In its first pretrial conference on Dec. 22, Justice Kang said, “Concerns are high about the vacuum in state affairs because the president is suspended from working.” Han Sang-hie, a professor at Konkuk University Law School, said the remark indicated that the Constitutional Court sees the situation as a crisis of both the constitutional order and the country. Because the court exists to resolve such a crisis and protect the constitutional order, the judges will try the case quickly, he said.

Three judges who attended the 40-minute session also mentioned the need for speed five times.

At the second pretrial conference on Tuesday, Justice Kang also stressed the importance of the “merits of case,” not procedures, after President Park’s lawyers said the passage of the impeachment was legally flawed because it was passed without an investigation of the Legislation and Judiciary Committee. Kang’s remark showed that the court will not allow debates on procedures to delay the trial.

“In an ordinary trial, the prosecution’s indictments and investigation records are opinions that must be verified during the trial, but it can be different in an impeachment trial,” said a former Constitutional Court justice. “They can be treated as official documents created by a government institution and they can be selected as evidence without verifying the contents in a courtroom.”

The court received 32,000 pages of investigation reports from the prosecution, and the court has to select what will be admitted as evidence. The more it selects, the slower the trial will be.

At the first pretrial conference, the court also said it will group the grounds for impeachment into five themes, rather than looking into the 13 charges separately. The court said it had done so during the impeachment trial of Roh Moo-hyun in 2004. At the time, the court said the impeachment trial is not a personal matter for Roh, and his individual rights to a legal process can be restricted.

Using the precedents of the Roh trial will allow the court to speed up its work, experts said. It took 63 days for the court to overturn the National Assembly’s impeachment of Roh.

While an impeachment trial is largely based on a criminal litigation proceeding, the court is also approaching the Park case like a civil case. The court ordered that the evidence submitted by the National Assembly and Park must be listed based on a civil litigation proceeding.

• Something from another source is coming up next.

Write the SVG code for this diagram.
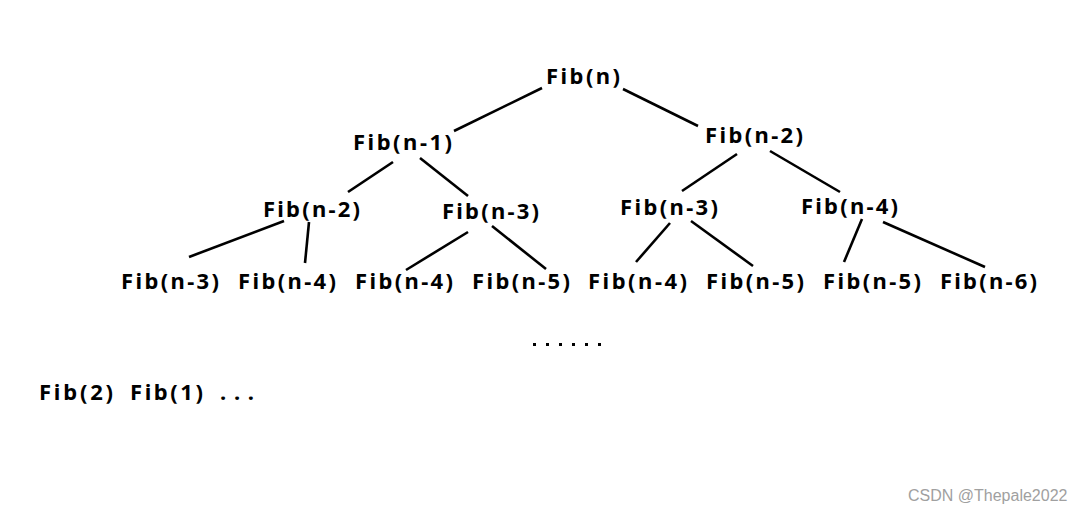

Under the order, the impeachment committee’s evidence are logged separately from Park’s evidence. In a criminal trial, evidence is logged together, not separately.

“Although it may seem trivial, this shows the court’s intention to speedily try the case,” a legal expert said.

“The court is sending a message that it will use its discretion to select evidence and witnesses, just like in a civil case, instead of automatically following the complex procedures of a criminal trial,” said Noh Hee-bum, a lawyer and former researcher of the Constitutional Court.

It also shows that the court is using a different method in the impeachment trial from a criminal trial, which rules on a punishment on an individual. “An impeachment trial is not about ruling on one individual’s rights,” said Chang Young-soo, professor of law at Korea University. “This is about deciding on a dismissal from the presidential post.”

The court appeared to be accelerating its deliberation because tenures of two judges will soon end. Chief Justice Park’s term will end Jan. 31, 2017 and Justice Lee Jung-mi’s tenure ends March 13, 2017.

The court has nine judges, which reflects the separation of powers. Three are selected by the president, three by the National Assembly and three by the Supreme Court chief justice.

Legal experts, including the justices of the Constitutional Court, worry that the ruling on President Park’s impeachment will be made with a vacancy. “Taking into account the constitutional value of the nine-member panel, the ruling must be made without a single vacancy,” said Jeong Joo-Baek, professor at Chungnam National University Law School. “If it is not, it can be a flaw in history.”

Professor Shin Pyung of Kyungpook National University Law School said it is possible that Chief Justice Park will participate in the impeachment voting, if the final arguments are concluded in the courtroom before his tenure runs out. “But that will give less than a month for the trial, so the ruling’s fairness could be challenged,” he worried.